Task prompt: Repeat exactly the lines of the listing below, please, starting with the first and ending with the line containing "fillcolor=color, line=dict(width=0), layer=layer))"; leave out the rest.

━━━ Given records

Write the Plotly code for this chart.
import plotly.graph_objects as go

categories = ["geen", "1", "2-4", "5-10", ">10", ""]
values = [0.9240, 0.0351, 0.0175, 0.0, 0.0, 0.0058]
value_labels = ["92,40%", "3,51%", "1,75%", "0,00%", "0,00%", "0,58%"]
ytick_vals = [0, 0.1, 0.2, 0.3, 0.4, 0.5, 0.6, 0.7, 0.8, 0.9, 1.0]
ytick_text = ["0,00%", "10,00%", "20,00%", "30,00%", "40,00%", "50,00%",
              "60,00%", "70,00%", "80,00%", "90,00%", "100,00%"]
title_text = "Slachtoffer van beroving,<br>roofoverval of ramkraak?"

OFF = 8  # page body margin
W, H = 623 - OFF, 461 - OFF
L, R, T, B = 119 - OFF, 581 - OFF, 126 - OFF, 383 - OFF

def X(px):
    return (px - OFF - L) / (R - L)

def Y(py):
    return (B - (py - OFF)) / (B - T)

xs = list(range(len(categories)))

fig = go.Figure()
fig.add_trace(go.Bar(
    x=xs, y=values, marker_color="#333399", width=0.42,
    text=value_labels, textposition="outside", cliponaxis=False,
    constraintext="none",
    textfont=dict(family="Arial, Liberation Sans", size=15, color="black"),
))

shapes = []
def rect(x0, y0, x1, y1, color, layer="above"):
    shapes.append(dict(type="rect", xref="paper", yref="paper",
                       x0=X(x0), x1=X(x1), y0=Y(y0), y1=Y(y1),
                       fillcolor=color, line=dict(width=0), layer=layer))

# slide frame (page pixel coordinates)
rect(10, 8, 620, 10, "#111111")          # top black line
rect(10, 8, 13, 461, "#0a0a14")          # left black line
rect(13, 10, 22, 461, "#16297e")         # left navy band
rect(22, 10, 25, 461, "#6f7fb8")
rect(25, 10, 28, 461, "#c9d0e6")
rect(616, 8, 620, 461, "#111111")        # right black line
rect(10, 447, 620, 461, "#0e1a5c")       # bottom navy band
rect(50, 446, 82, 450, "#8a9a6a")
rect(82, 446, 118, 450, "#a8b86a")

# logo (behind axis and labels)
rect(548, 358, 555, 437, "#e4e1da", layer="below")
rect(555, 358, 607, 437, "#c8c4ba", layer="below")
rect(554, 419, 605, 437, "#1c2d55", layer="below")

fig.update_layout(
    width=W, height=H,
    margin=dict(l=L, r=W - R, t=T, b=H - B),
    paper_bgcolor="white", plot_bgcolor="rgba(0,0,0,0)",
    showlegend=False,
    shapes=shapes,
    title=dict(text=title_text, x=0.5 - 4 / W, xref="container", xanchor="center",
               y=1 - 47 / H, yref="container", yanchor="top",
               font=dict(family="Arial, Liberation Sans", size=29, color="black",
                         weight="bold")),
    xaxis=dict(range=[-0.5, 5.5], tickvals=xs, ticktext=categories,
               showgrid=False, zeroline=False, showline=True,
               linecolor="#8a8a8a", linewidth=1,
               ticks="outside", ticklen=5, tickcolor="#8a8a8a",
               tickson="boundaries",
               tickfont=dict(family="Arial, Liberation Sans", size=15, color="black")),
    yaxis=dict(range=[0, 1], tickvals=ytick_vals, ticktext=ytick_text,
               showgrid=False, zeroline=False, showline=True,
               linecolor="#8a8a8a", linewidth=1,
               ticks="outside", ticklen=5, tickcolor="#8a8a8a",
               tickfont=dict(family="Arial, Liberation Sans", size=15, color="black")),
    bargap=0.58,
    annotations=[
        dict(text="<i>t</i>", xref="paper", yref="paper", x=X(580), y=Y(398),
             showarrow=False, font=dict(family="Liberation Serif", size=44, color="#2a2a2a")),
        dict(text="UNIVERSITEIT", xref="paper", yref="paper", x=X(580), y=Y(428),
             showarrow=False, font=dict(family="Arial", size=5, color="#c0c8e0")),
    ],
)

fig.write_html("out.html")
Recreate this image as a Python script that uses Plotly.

━━━━━━

The answer:
Write the Plotly code for this chart.
import plotly.graph_objects as go

categories = ["geen", "1", "2-4", "5-10", ">10", ""]
values = [0.9240, 0.0351, 0.0175, 0.0, 0.0, 0.0058]
value_labels = ["92,40%", "3,51%", "1,75%", "0,00%", "0,00%", "0,58%"]
ytick_vals = [0, 0.1, 0.2, 0.3, 0.4, 0.5, 0.6, 0.7, 0.8, 0.9, 1.0]
ytick_text = ["0,00%", "10,00%", "20,00%", "30,00%", "40,00%", "50,00%",
              "60,00%", "70,00%", "80,00%", "90,00%", "100,00%"]
title_text = "Slachtoffer van beroving,<br>roofoverval of ramkraak?"

OFF = 8  # page body margin
W, H = 623 - OFF, 461 - OFF
L, R, T, B = 119 - OFF, 581 - OFF, 126 - OFF, 383 - OFF

def X(px):
    return (px - OFF - L) / (R - L)

def Y(py):
    return (B - (py - OFF)) / (B - T)

xs = list(range(len(categories)))

fig = go.Figure()
fig.add_trace(go.Bar(
    x=xs, y=values, marker_color="#333399", width=0.42,
    text=value_labels, textposition="outside", cliponaxis=False,
    constraintext="none",
    textfont=dict(family="Arial, Liberation Sans", size=15, color="black"),
))

shapes = []
def rect(x0, y0, x1, y1, color, layer="above"):
    shapes.append(dict(type="rect", xref="paper", yref="paper",
                       x0=X(x0), x1=X(x1), y0=Y(y0), y1=Y(y1),
                       fillcolor=color, line=dict(width=0), layer=layer))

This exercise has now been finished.